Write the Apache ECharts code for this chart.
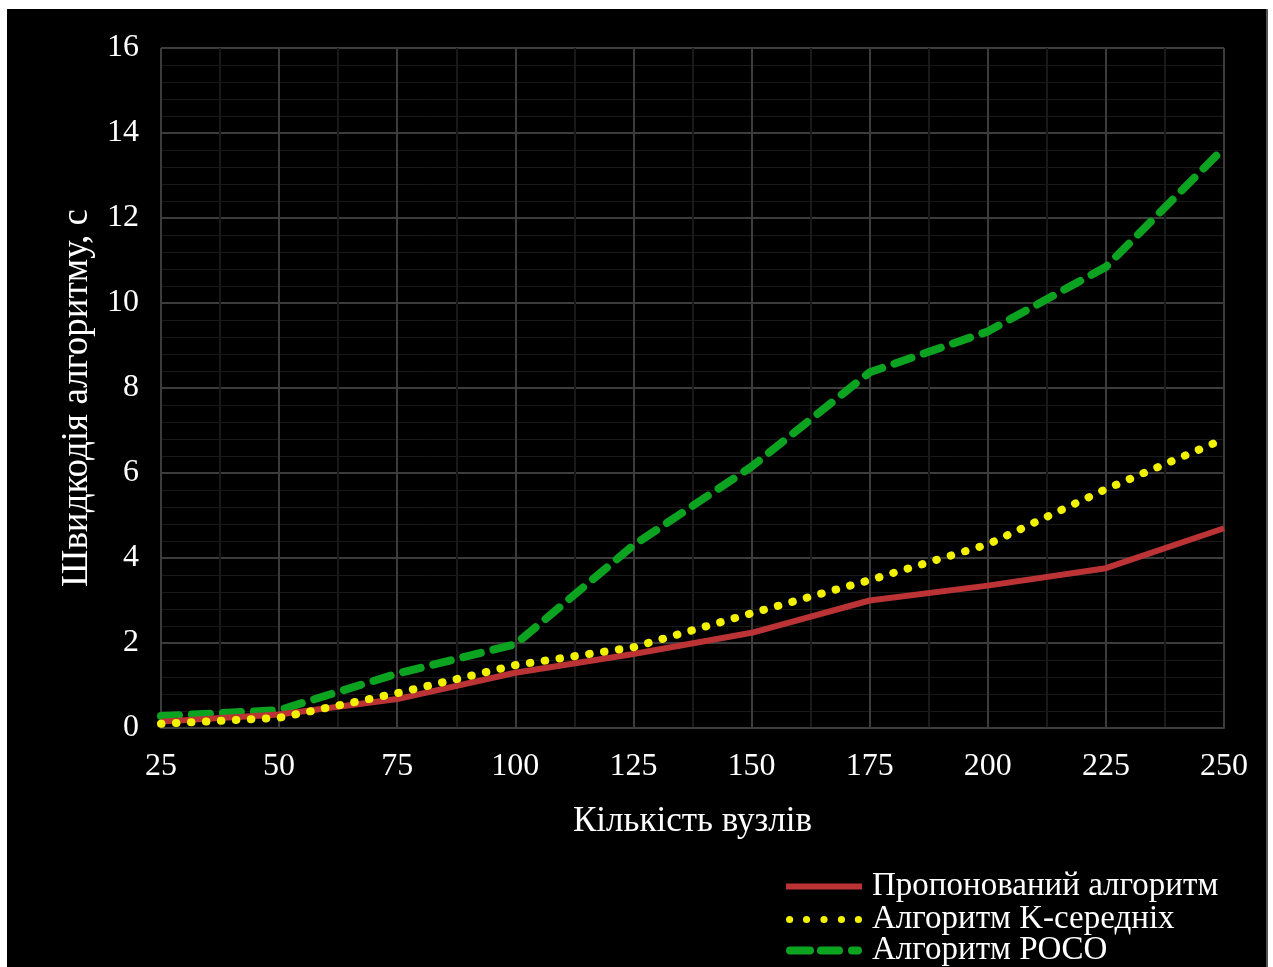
<!DOCTYPE html>
<html>
<head>
<meta charset="utf-8">
<script src="https://cdn.jsdelivr.net/npm/echarts@6/dist/echarts.min.js"></script>
<style>
  html, body { margin: 0; padding: 0; background: #fff; }
  #frame { position: absolute; left: 7px; top: 9px; width: 1259px; height: 958px; background: #000; border-right: 2px solid #555; }
  #chart { position: absolute; left: 0; top: 0; width: 1273px; height: 967px; }
</style>
</head>
<body>
<div id="frame"></div>
<div id="chart"></div>
<script>
// кількість вузлів
const nodes = [25, 50, 75, 100, 125, 150, 175, 200, 225, 250];
// швидкодія, с
const proposed = [0.15, 0.32, 0.68, 1.3, 1.74, 2.24, 3.0, 3.35, 3.76, 4.7];
const kMeans = [0.1, 0.24, 0.82, 1.48, 1.9, 2.7, 3.48, 4.32, 5.62, 6.8];
const poco = [0.28, 0.42, 1.28, 1.97, 4.3, 6.15, 8.37, 9.33, 10.85, 13.65];

const names = ["Пропонований алгоритм", "Алгоритм K-середніх", "Алгоритм POCO"];
const colors = ["#bb3335", "#f2f200", "#0ca321"];

const pairs = (ys) => nodes.map((x, i) => [x, ys[i]]);

// legend icons that look like the line styles
const circle = (cx, r) =>
  `M${cx - r} 4 A${r} ${r} 0 1 0 ${cx + r} 4 A${r} ${r} 0 1 0 ${cx - r} 4 Z`;
const iconSolid = "path://M0 1 L76 1 L76 7 L0 7 Z";
const iconDots = "path://" + [3.5, 20, 37, 54, 70.5].map((c) => circle(c, 3.5)).join(" ");
const iconDash = "path://M4 0 L24 0 A4 4 0 0 1 24 8 L4 8 A4 4 0 0 1 4 0 Z " +
  "M35 0 L53 0 A4 4 0 0 1 53 8 L35 8 A4 4 0 0 1 35 0 Z " +
  "M66 0 L72 0 A4 4 0 0 1 72 8 L66 8 A4 4 0 0 1 66 0 Z";
const icons = [iconSolid, iconDots, iconDash];
const legendTops = [870, 903, 934];

const font = '"Liberation Serif", "DejaVu Serif", serif';
const gridColor = "#3c3c3c";
const minorColor = "#191919";

const chart = echarts.init(document.getElementById("chart"));

// one legend per row so they stack tightly at the bottom
const legends = names.map((n, i) => ({
  orient: "vertical",
  left: 786,
  top: legendTops[i],
  padding: 0,
  itemWidth: 76,
  itemHeight: 8,
  textStyle: { color: "#fff", fontFamily: font, fontSize: 33, lineHeight: 33, padding: [0, 0, 0, 5] },
  data: [{ name: n, icon: icons[i] }],
}));

const option = {
  backgroundColor: "transparent",
  animation: false,
  grid: { left: 161, right: 49, top: 48, bottom: 239 },
  legend: legends,
  xAxis: {
    type: "value",
    min: 25,
    max: 250,
    interval: 25,
    name: "Кількість вузлів",
    nameLocation: "middle",
    nameGap: 76,
    nameTextStyle: { color: "#fff", fontFamily: font, fontSize: 35 },
    axisLine: { lineStyle: { color: gridColor, width: 2 } },
    axisTick: { show: false },
    axisLabel: { color: "#fff", fontFamily: font, fontSize: 32, margin: 23 },
    splitLine: { lineStyle: { color: gridColor, width: 2 } },
    minorTick: { show: false, splitNumber: 2 },
    minorSplitLine: { show: true, lineStyle: { color: minorColor, width: 2 } },
  },
  yAxis: {
    type: "value",
    min: 0,
    max: 16,
    interval: 2,
    name: "Швидкодія алгоритму, с",
    nameLocation: "middle",
    nameGap: 65,
    nameTextStyle: { color: "#fff", fontFamily: font, fontSize: 37, padding: [0, 20, 0, 0] },
    axisLine: { show: false },
    axisTick: { show: false },
    axisLabel: { color: "#fff", fontFamily: font, fontSize: 32, margin: 22 },
    splitLine: { lineStyle: { color: gridColor, width: 2 } },
    minorTick: { show: false, splitNumber: 5 },
    minorSplitLine: { show: true, lineStyle: { color: minorColor, width: 1 } },
  },
  series: [
    {
      name: names[0],
      type: "line",
      data: pairs(proposed),
      showSymbol: false,
      symbol: "none",
      z: 3,
      lineStyle: { color: colors[0], width: 6 },
      itemStyle: { color: colors[0] },
    },
    {
      name: names[1],
      type: "line",
      data: pairs(kMeans),
      showSymbol: false,
      symbol: "none",
      z: 4,
      lineStyle: { color: colors[1], width: 8, type: [0.5, 14.5], cap: "round" },
      itemStyle: { color: colors[1] },
    },
    {
      name: names[2],
      type: "line",
      data: pairs(poco),
      showSymbol: false,
      symbol: "none",
      z: 2,
      lineStyle: { color: colors[2], width: 8, type: [18, 13], cap: "round" },
      itemStyle: { color: colors[2] },
    },
  ],
};

chart.setOption(option);
</script>
</body>
</html>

Task → Reproduce all of the material above word for word. Omit the pictures.

Task output →
Write the Apache ECharts code for this chart.
<!DOCTYPE html>
<html>
<head>
<meta charset="utf-8">
<script src="https://cdn.jsdelivr.net/npm/echarts@6/dist/echarts.min.js"></script>
<style>
  html, body { margin: 0; padding: 0; background: #fff; }
  #frame { position: absolute; left: 7px; top: 9px; width: 1259px; height: 958px; background: #000; border-right: 2px solid #555; }
  #chart { position: absolute; left: 0; top: 0; width: 1273px; height: 967px; }
</style>
</head>
<body>
<div id="frame"></div>
<div id="chart"></div>
<script>
// кількість вузлів
const nodes = [25, 50, 75, 100, 125, 150, 175, 200, 225, 250];
// швидкодія, с
const proposed = [0.15, 0.32, 0.68, 1.3, 1.74, 2.24, 3.0, 3.35, 3.76, 4.7];
const kMeans = [0.1, 0.24, 0.82, 1.48, 1.9, 2.7, 3.48, 4.32, 5.62, 6.8];
const poco = [0.28, 0.42, 1.28, 1.97, 4.3, 6.15, 8.37, 9.33, 10.85, 13.65];

const names = ["Пропонований алгоритм", "Алгоритм K-середніх", "Алгоритм POCO"];
const colors = ["#bb3335", "#f2f200", "#0ca321"];

const pairs = (ys) => nodes.map((x, i) => [x, ys[i]]);

// legend icons that look like the line styles
const circle = (cx, r) =>
  `M${cx - r} 4 A${r} ${r} 0 1 0 ${cx + r} 4 A${r} ${r} 0 1 0 ${cx - r} 4 Z`;
const iconSolid = "path://M0 1 L76 1 L76 7 L0 7 Z";
const iconDots = "path://" + [3.5, 20, 37, 54, 70.5].map((c) => circle(c, 3.5)).join(" ");
const iconDash = "path://M4 0 L24 0 A4 4 0 0 1 24 8 L4 8 A4 4 0 0 1 4 0 Z " +
  "M35 0 L53 0 A4 4 0 0 1 53 8 L35 8 A4 4 0 0 1 35 0 Z " +
  "M66 0 L72 0 A4 4 0 0 1 72 8 L66 8 A4 4 0 0 1 66 0 Z";
const icons = [iconSolid, iconDots, iconDash];
const legendTops = [870, 903, 934];

const font = '"Liberation Serif", "DejaVu Serif", serif';
const gridColor = "#3c3c3c";
const minorColor = "#191919";

const chart = echarts.init(document.getElementById("chart"));

// one legend per row so they stack tightly at the bottom
const legends = names.map((n, i) => ({
  orient: "vertical",
  left: 786,
  top: legendTops[i],
  padding: 0,
  itemWidth: 76,
  itemHeight: 8,
  textStyle: { color: "#fff", fontFamily: font, fontSize: 33, lineHeight: 33, padding: [0, 0, 0, 5] },
  data: [{ name: n, icon: icons[i] }],
}));

const option = {
  backgroundColor: "transparent",
  animation: false,
  grid: { left: 161, right: 49, top: 48, bottom: 239 },
  legend: legends,
  xAxis: {
    type: "value",
    min: 25,
    max: 250,
    interval: 25,
    name: "Кількість вузлів",
    nameLocation: "middle",
    nameGap: 76,
    nameTextStyle: { color: "#fff", fontFamily: font, fontSize: 35 },
    axisLine: { lineStyle: { color: gridColor, width: 2 } },
    axisTick: { show: false },
    axisLabel: { color: "#fff", fontFamily: font, fontSize: 32, margin: 23 },
    splitLine: { lineStyle: { color: gridColor, width: 2 } },
    minorTick: { show: false, splitNumber: 2 },
    minorSplitLine: { show: true, lineStyle: { color: minorColor, width: 2 } },
  },
  yAxis: {
    type: "value",
    min: 0,
    max: 16,
    interval: 2,
    name: "Швидкодія алгоритму, с",
    nameLocation: "middle",
    nameGap: 65,
    nameTextStyle: { color: "#fff", fontFamily: font, fontSize: 37, padding: [0, 20, 0, 0] },
    axisLine: { show: false },
    axisTick: { show: false },
    axisLabel: { color: "#fff", fontFamily: font, fontSize: 32, margin: 22 },
    splitLine: { lineStyle: { color: gridColor, width: 2 } },
    minorTick: { show: false, splitNumber: 5 },
    minorSplitLine: { show: true, lineStyle: { color: minorColor, width: 1 } },
  },
  series: [
    {
      name: names[0],
      type: "line",
      data: pairs(proposed),
      showSymbol: false,
      symbol: "none",
      z: 3,
      lineStyle: { color: colors[0], width: 6 },
      itemStyle: { color: colors[0] },
    },
    {
      name: names[1],
      type: "line",
      data: pairs(kMeans),
      showSymbol: false,
      symbol: "none",
      z: 4,
      lineStyle: { color: colors[1], width: 8, type: [0.5, 14.5], cap: "round" },
      itemStyle: { color: colors[1] },
    },
    {
      name: names[2],
      type: "line",
      data: pairs(poco),
      showSymbol: false,
      symbol: "none",
      z: 2,
      lineStyle: { color: colors[2], width: 8, type: [18, 13], cap: "round" },
      itemStyle: { color: colors[2] },
    },
  ],
};

chart.setOption(option);
</script>
</body>
</html>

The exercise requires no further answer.